Our only hope

February 15, 2021


     Saturday, in a result that surprised no one, the Senate failed to muster the 67 votes necessary to convict Donald Trump of the high crime of inciting an insurrection against a co-equal branch of government.  Despite having been directly attacked by a marauding mob of racist anti-Semites who defiled the Capitol and endangered their lives, only 7 Republican Senators voted to convict Trump.  Despite spending four days hearing the House Managers’ searing prosecution, which detailed the grievous injuries suffered by the police officers Republicans profess to love, 43 Republicans voted that Trump was not guilty.  Despite watching newly revealed footage showing how close they all came to danger, along with a timeline of Trump tweets showing that he directly endangered the life of his loyal Vice President, dead-eyed Puritan, Mike Pence, and that Trump delayed calling off the mob for hours, only 7 Republican Senators with nothing to lose voted to convict him, (Source:  “Quick end to Trump trial leaves unanswered questions,” by Rosalind S. Helderman, The Washington Post, 2/13/21).

       Republicans refused to convict Trump because they are his unimpeached co-conspirators.  After all, the day of the attack, six Senators and 121 House members  voted against certifying the Electoral College results.  They gladly perpetuated the Big Lie that the election was stolen and that the votes of the Black, Brown and Indigenous people who powered Biden’s victory were illegitimate per se.  The acquittal is a signal from those at the highest echelons of the Republican Party that they don’t believe in democracy.

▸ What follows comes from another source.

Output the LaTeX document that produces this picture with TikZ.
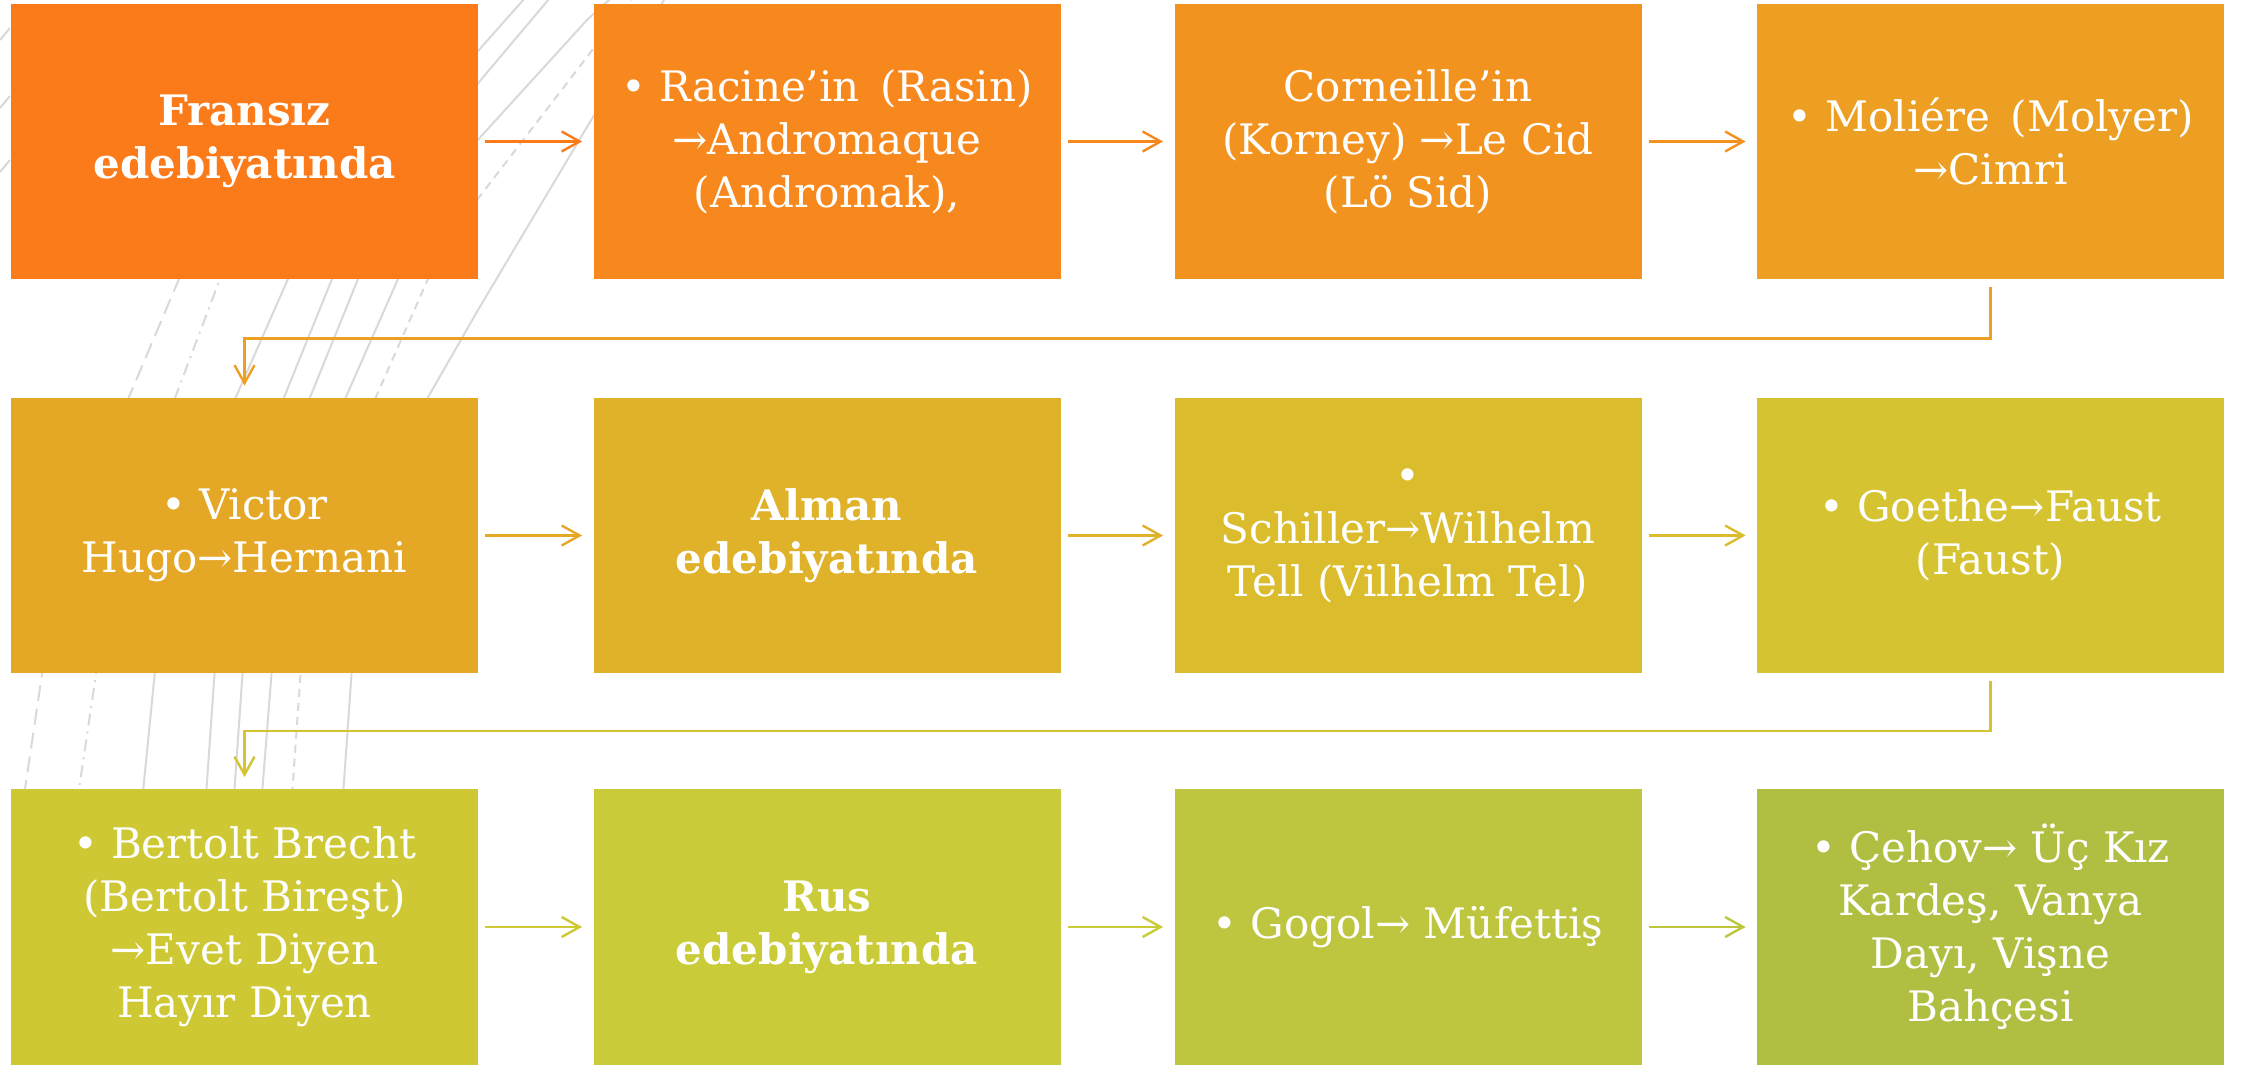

    With Saturday’s verdict, the rest of America is learning what Black Americans have always known, that white supremacists have long deployed murderous violence to maintain power.  There is a straight line from the acquittal of the murderers of Emmett Till by an all-white jury, to the acquittal of Donald Trump.  In fact, America’s commitment to maintaining a racial caste system has gone beyond merely exculpating extrajudicial murder.  Our government has not hesitated to resort to state sponsored violence to maintain the status quo, as films like Judas and The Black Messiah make chillingly clear.

      Their ability to do so has depended on the willingness of a majority of Americans, to extol the myth of  American exceptionalism despite such atrocities. Belief in the jerry-built fantasy of American democracy required that Americans treat the subjugation of Black people as a footnote, rather than a foundational contradiction.  As Vann Newkirk details in The Atlantic, it was Black civil rights activists that finally  made this country a democracy with the passage of the Voting Rights Act in 1965.  As Saturday’s acquittal demonstrates, it is “hanging by a thread.”  The only way forward is to disarm domestic terrorists, nuke the filibuster to pass HR 1 and the For The People Act, and most importantly, follow the lead of Black people.  We are this fragile republic’s only hope.  We always have been.

        

One Reply to “Our only hope”

  1. Not to be overlooked is the ironic fact that Eugene Goodman, a black man, saved the legislative branch of government.